After watching tonight's DVD lectures parts one and two please answer the following questions. Post the questions and answers on your individual class blogs and upload a text file of the questions and answers to the week 2 iLearn area for DAI227
Due 2/10/2011
Questions for week 2
Based on the lecture from week
Part one)
1) Why was the period at the turn of the 20th century so important?
The importance of this period was defined by technological advancement that was so rapid that it created a “Shock of the New”. Life for all people in the industrialized world had been suddenly changed several times over, and was never the same afterward. The current relevance of this period is that technological advancements in computing and digital media are being innovated at a torrid pace that is arguably comparable to the turn of the 20th century. (Shock of the Now?)
2) What aspects of the Dada art movement are important from the point of view of the rise of the computers and digital visual media? (for example Marcel Duchamp's "readymades"?)
The Dada movement was unabashedly anti-war. The Dada movement was also responsible for many creations of the absurd. The mass accessibility of the Internet provides ample space for anti-war anti-establishment ideology to flourish. The Internet has many “readymades” within it. One need only go to You Tube to see examples of the ordinary (often extremely and painfully ordinary) elevated to art by the choice of the artist. The Dadaists used art of the absurd to reject not only the blotting out of life on a large scale, but also the ideologies that were the driving force behind World War I. You could make an argument that some of the content on the Internet is a reflexive response to worldwide indifference to death and suffering, and the anticipation of the ultimate loss of privacy to the Cloud. The desire of governments to control the untamed, wild construct that is the Internet is perhaps inspiring a kind of Neo-Dadaism.
3) Name one aspect that links "The Man with a Movie Camera" with digital media according to Lev Manovich (ReadingsB)
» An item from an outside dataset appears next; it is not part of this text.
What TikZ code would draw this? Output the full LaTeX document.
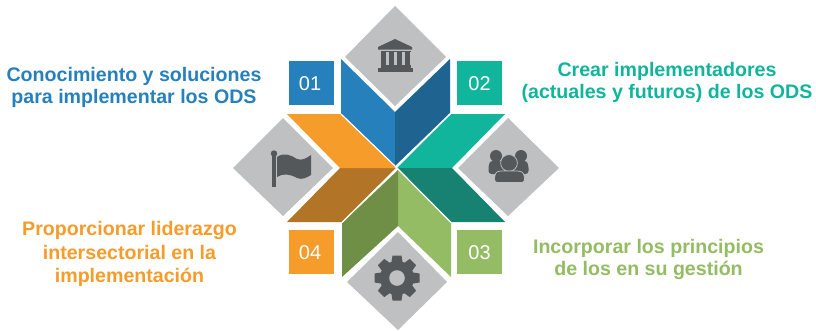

Manovich states that “Editing, or montage, is the key twentieth technology for creating fake realities. Theoreticians of cinema have distinguished between many kinds of montage but, for the purposes of sketching the archeology of the technologies of simulation leading to digital compositing, I will distinguish between two basic techniques. The first technique is temporal montage: separate realities form consecutive moments in time. The second technique is montage within a shot. It is the opposite of the first: separate realities form contingent parts of a single image… examples [of montage within a shot] include the
superimposition of a few images and multiple screens used by the avant-garde filmmakers in the 1920’s (for instance, superimposed images in Vertov’s Man with a Movie Camera and a three-part screen in Gance Abel’s 1927 NapolĂ©on).”
[I think Manovich would appreciate that I used cut & paste to answer this question. Please allow me to add my own comparison. My comparison of Vertov’s film and digital media might not have the polish of post-doctoral academia, but I would like to essay a try.]
In my opinion, the great connection between Man With a Movie Camera and digital media is the use and editing/re-ordering of databases. Vertov filmed all the subjects he wanted to and stored the film clips in a database that was later re-arranged/edited by his partner Svilova. This is essentially the concept that is at the fundament of digital media. Data of any sort from a common database can be re-ordered and/or re-arranged to suit the user.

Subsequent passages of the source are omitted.